» **Collected data**:
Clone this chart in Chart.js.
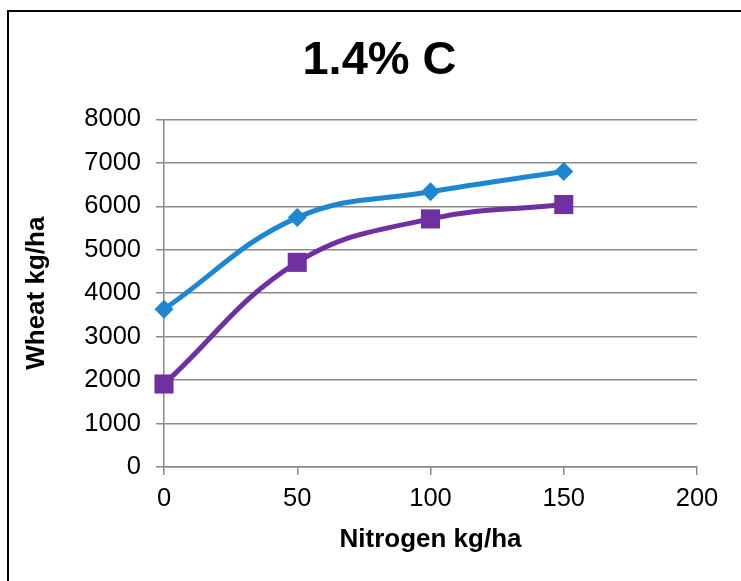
<!DOCTYPE html>
<html>
<head>
<meta charset="utf-8">
<script src="https://cdn.jsdelivr.net/npm/chart.js@4"></script>
<style>
	html, body { margin: 0; padding: 0; background: #fff; overflow: hidden; }
	#wrap { position: relative; width: 741px; height: 581px; }
	#frame { position: absolute; left: 7px; top: 10px; width: 780px; height: 620px; border: 2px solid #000; }
	#Graphe1 { position: absolute; left: 0; top: 0; }
</style>
</head>
<body>
<div id="wrap">
	<div id="frame"></div>
	<canvas id="Graphe1" width="741" height="581"></canvas>
</div>
<script>
// chart values
const nitrogen = [0, 50, 100, 150];
const wheatBlue = [3630, 5740, 6335, 6800];
const wheatPurple = [1910, 4710, 5710, 6040];
const xTicks = [0, 50, 100, 150, 200];
const yTicks = [0, 1000, 2000, 3000, 4000, 5000, 6000, 7000, 8000];

document.addEventListener('DOMContentLoaded', function () {

	'use strict';

	var police = 'Liberation Sans, Arial, sans-serif';
	var gris = '#898989';

	function points(values) {
		return nitrogen.map(function (n, i) {
			return { x: n, y: values[i] };
		});
	}

	// the title sits a bit right of the canvas centre in the reference
	var decaleTitre = {
		id: 'decaleTitre',
		afterLayout: function (chart) {
			chart.titleBlock.left += 31;
			chart.titleBlock.right += 31;
		}
	};

	var chart = new Chart(document.getElementById('Graphe1'), {
		type: 'line',
		data: {
			datasets: [
				{
					label: 'blue',
					data: points(wheatBlue),
					borderColor: '#1E87CF',
					backgroundColor: '#1E87CF',
					borderWidth: 5,
					tension: 0.4,
					clip: false,
					pointStyle: 'rectRot',
					pointRadius: 9.5,
					pointBorderWidth: 0,
				},
				{
					label: 'purple',
					data: points(wheatPurple),
					borderColor: '#7030A0',
					backgroundColor: '#7030A0',
					borderWidth: 5,
					tension: 0.4,
					clip: false,
					pointStyle: 'rect',
					pointRadius: 13.5,
					pointBorderWidth: 0,
				},
			],
		},
		plugins: [decaleTitre],
		options: {
			responsive: false,
			animation: false,
			layout: {
				padding: { left: 0, right: 44, top: 0, bottom: 0 }
			},
			plugins: {
				legend: { display: false },
				tooltip: { enabled: false },
				title: {
					display: true,
					text: '1.4% C',
					color: '#000',
					font: { family: police, size: 47, weight: 'bold' },
					padding: { top: 33, bottom: 30 }
				}
			},
			scales: {
				x: {
					type: 'linear',
					min: 0,
					max: 200,
					afterBuildTicks: function (scale) {
						scale.ticks = xTicks.map(function (v) { return { value: v }; });
					},
					afterFit: function (scale) {
						scale.height = 114;
					},
					grid: {
						drawOnChartArea: false,
						drawTicks: true,
						tickLength: 8,
						color: gris,
						lineWidth: 1.5
					},
					border: { color: gris, width: 1.5 },
					ticks: {
						color: '#000',
						padding: 9,
						font: { family: police, size: 25.5 },
						callback: function (v) { return String(v); }
					},
					title: {
						display: true,
						text: 'Nitrogen kg/ha',
						color: '#000',
						font: { family: police, size: 26, weight: 'bold' },
						padding: { top: 0, bottom: 26 }
					}
				},
				y: {
					min: 0,
					max: 8000,
					afterBuildTicks: function (scale) {
						scale.ticks = yTicks.map(function (v) { return { value: v }; });
					},
					afterFit: function (scale) {
						scale.width = 164;
					},
					grid: {
						tickLength: 8,
						color: gris,
						lineWidth: 1.5
					},
					border: { color: gris, width: 1.5 },
					ticks: {
						color: '#000',
						padding: 15,
						font: { family: police, size: 25.5 },
						callback: function (v) { return String(v); }
					},
					title: {
						display: true,
						text: 'Wheat kg/ha',
						color: '#000',
						font: { family: police, size: 26, weight: 'bold' },
						padding: { top: 21, bottom: 0 }
					}
				}
			}
		}
	});
	chart.update();
});
</script>
</body>
</html>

» **Your instructions**:
All of the data above should be quoted exactly, except for the pictures.

» **Response below**:
Clone this chart in Chart.js.
<!DOCTYPE html>
<html>
<head>
<meta charset="utf-8">
<script src="https://cdn.jsdelivr.net/npm/chart.js@4"></script>
<style>
	html, body { margin: 0; padding: 0; background: #fff; overflow: hidden; }
	#wrap { position: relative; width: 741px; height: 581px; }
	#frame { position: absolute; left: 7px; top: 10px; width: 780px; height: 620px; border: 2px solid #000; }
	#Graphe1 { position: absolute; left: 0; top: 0; }
</style>
</head>
<body>
<div id="wrap">
	<div id="frame"></div>
	<canvas id="Graphe1" width="741" height="581"></canvas>
</div>
<script>
// chart values
const nitrogen = [0, 50, 100, 150];
const wheatBlue = [3630, 5740, 6335, 6800];
const wheatPurple = [1910, 4710, 5710, 6040];
const xTicks = [0, 50, 100, 150, 200];
const yTicks = [0, 1000, 2000, 3000, 4000, 5000, 6000, 7000, 8000];

document.addEventListener('DOMContentLoaded', function () {

	'use strict';

	var police = 'Liberation Sans, Arial, sans-serif';
	var gris = '#898989';

	function points(values) {
		return nitrogen.map(function (n, i) {
			return { x: n, y: values[i] };
		});
	}

	// the title sits a bit right of the canvas centre in the reference
	var decaleTitre = {
		id: 'decaleTitre',
		afterLayout: function (chart) {
			chart.titleBlock.left += 31;
			chart.titleBlock.right += 31;
		}
	};

	var chart = new Chart(document.getElementById('Graphe1'), {
		type: 'line',
		data: {
			datasets: [
				{
					label: 'blue',
					data: points(wheatBlue),
					borderColor: '#1E87CF',
					backgroundColor: '#1E87CF',
					borderWidth: 5,
					tension: 0.4,
					clip: false,
					pointStyle: 'rectRot',
					pointRadius: 9.5,
					pointBorderWidth: 0,
				},
				{
					label: 'purple',
					data: points(wheatPurple),
					borderColor: '#7030A0',
					backgroundColor: '#7030A0',
					borderWidth: 5,
					tension: 0.4,
					clip: false,
					pointStyle: 'rect',
					pointRadius: 13.5,
					pointBorderWidth: 0,
				},
			],
		},
		plugins: [decaleTitre],
		options: {
			responsive: false,
			animation: false,
			layout: {
				padding: { left: 0, right: 44, top: 0, bottom: 0 }
			},
			plugins: {
				legend: { display: false },
				tooltip: { enabled: false },
				title: {
					display: true,
					text: '1.4% C',
					color: '#000',
					font: { family: police, size: 47, weight: 'bold' },
					padding: { top: 33, bottom: 30 }
				}
			},
			scales: {
				x: {
					type: 'linear',
					min: 0,
					max: 200,
					afterBuildTicks: function (scale) {
						scale.ticks = xTicks.map(function (v) { return { value: v }; });
					},
					afterFit: function (scale) {
						scale.height = 114;
					},
					grid: {
						drawOnChartArea: false,
						drawTicks: true,
						tickLength: 8,
						color: gris,
						lineWidth: 1.5
					},
					border: { color: gris, width: 1.5 },
					ticks: {
						color: '#000',
						padding: 9,
						font: { family: police, size: 25.5 },
						callback: function (v) { return String(v); }
					},
					title: {
						display: true,
						text: 'Nitrogen kg/ha',
						color: '#000',
						font: { family: police, size: 26, weight: 'bold' },
						padding: { top: 0, bottom: 26 }
					}
				},
				y: {
					min: 0,
					max: 8000,
					afterBuildTicks: function (scale) {
						scale.ticks = yTicks.map(function (v) { return { value: v }; });
					},
					afterFit: function (scale) {
						scale.width = 164;
					},
					grid: {
						tickLength: 8,
						color: gris,
						lineWidth: 1.5
					},
					border: { color: gris, width: 1.5 },
					ticks: {
						color: '#000',
						padding: 15,
						font: { family: police, size: 25.5 },
						callback: function (v) { return String(v); }
					},
					title: {
						display: true,
						text: 'Wheat kg/ha',
						color: '#000',
						font: { family: police, size: 26, weight: 'bold' },
						padding: { top: 21, bottom: 0 }
					}
				}
			}
		}
	});
	chart.update();
});
</script>
</body>
</html>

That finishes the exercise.